TIP: In case you need to relay messages that cannot be parsed without any modifications or changes, use the flags(no-parse) option in the source definition, and a template containing only the ${MSG} macro in the destination definition.
To parse non-syslog messages, for example, JSON, CSV, or other messages, you can use the built-in parsers of syslog-ng PE. For details, see parser: Parse and segment structured messages.
A parsed syslog message has the following parts:
-
Timestamps
Two timestamps are associated with every message: one is the timestamp contained within the message (that is, when the sender sent the message), the other is the time when syslog-ng PE has actually received the message.
-
Severity
The severity of the message.
-
Facility
The facility that sent the message.
-
Tags
Custom text labels added to the message that are mainly used for filtering. None of the current message transport protocols adds tags to the log messages. Tags can be added to the log message only within syslog-ng PE. The syslog-ng PE application automatically adds the id of the source as a tag to the incoming messages. Other tags can be added to the message by the pattern database, or using the tags() option of the source.
-
IP address of the sender
The IP address of the host that sent the message. Note that the IP address of the sender is a hard macro and cannot be modified within syslog-ng PE but the associated hostname can be modified, for example, using rewrite rules.
-
Hard macros
Hard macros contain data that is directly derived from the log message, for example, the ${MONTH} macro derives its value from the timestamp. The most important consideration with hard macros is that they are read-only, meaning they cannot be modified using rewrite rules or other means.
-
Soft macros
Soft macros (sometimes also called name-value pairs) are either built-in macros automatically generated from the log message (for example, ${HOST}), or custom user-created macros generated by using the syslog-ng pattern database or a CSV-parser. The SDATA fields of RFC5424-formatted log messages become soft macros as well. In contrast with hard macros, soft macros are writable and can be modified within syslog-ng PE, for example, using rewrite rules.
NOTE: It is also possible to set the value of built-in soft macros using parsers, for example, to set the ${HOST} macro from the message using a column of a CSV-parser.
The data extracted from the log messages using named pattern parsers in the pattern database are also soft macros.
Message size and encoding
Internally, syslog-ng PE represents every message as UTF-8. The maximal length of the log messages is limited by the log-msg-size() option: if a message is longer than this value, syslog-ng PE truncates the message at the location it reaches the log-msg-size() value, and discards the rest of the message.

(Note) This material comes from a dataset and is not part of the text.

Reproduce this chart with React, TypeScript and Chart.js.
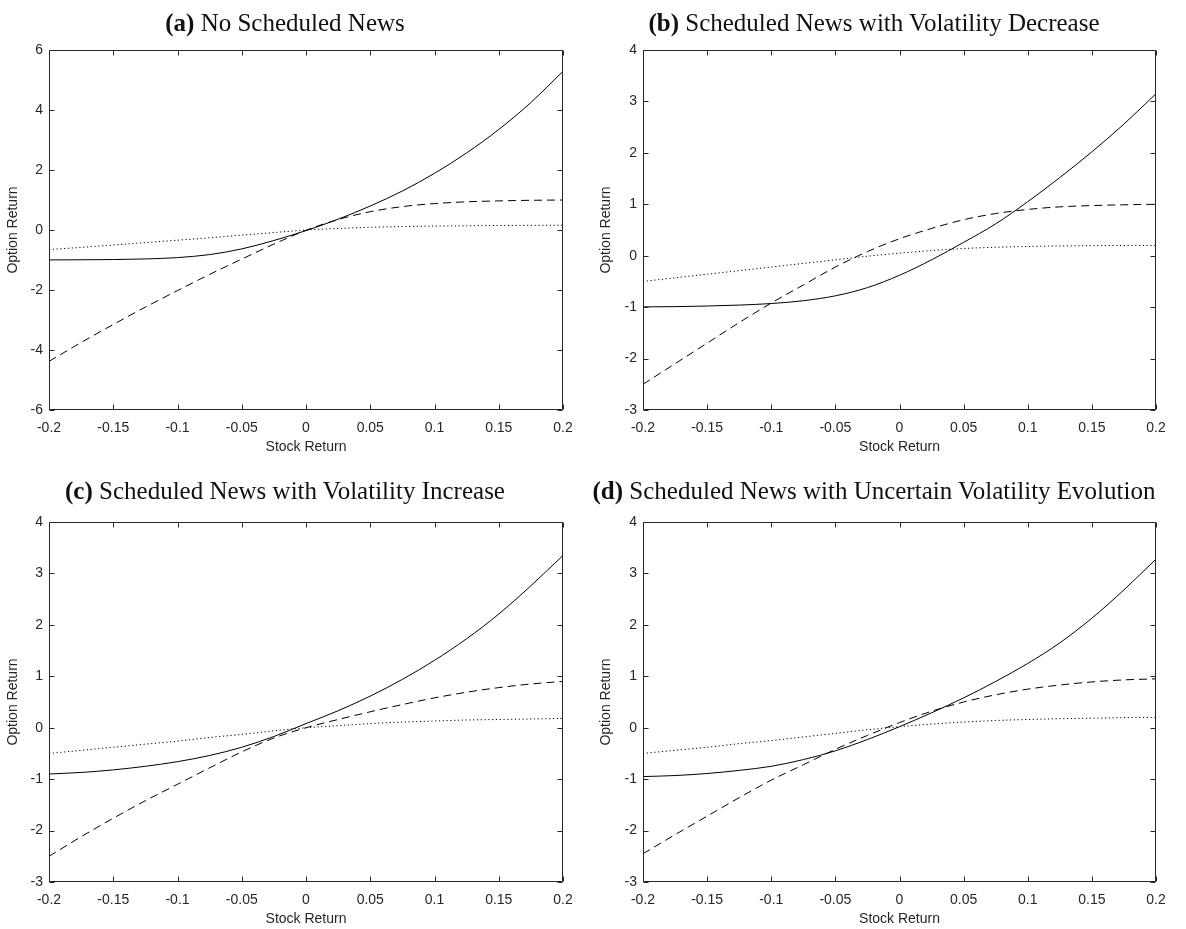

When encoding is set in a source (using the encoding() option) and the message is longer (in bytes) than log-msg-size() in UTF-8 representation, syslog-ng PE splits the message at an undefined location (because the conversion between different encodings is not trivial).
Structuring macros, metadata, and other value-pairs
Available in syslog-ng PE 3.35.1 and later.
The syslog-ng PE application allows you to select and construct name-value pairs from any information already available about the log message, or extracted from the message itself. You can directly use this structured information, for example, in the following places:
When using value-pairs, there are three ways to specify which information (that is, macros or other name-value pairs) to include in the selection.
-
Select groups of macros using the scope() parameter, and optionally remove certain macros from the group using the exclude() parameter.
-
List specific macros to include using the key() parameter.
-
Define new name-value pairs to include using the pair() parameter.
These parameters are detailed in value-pairs().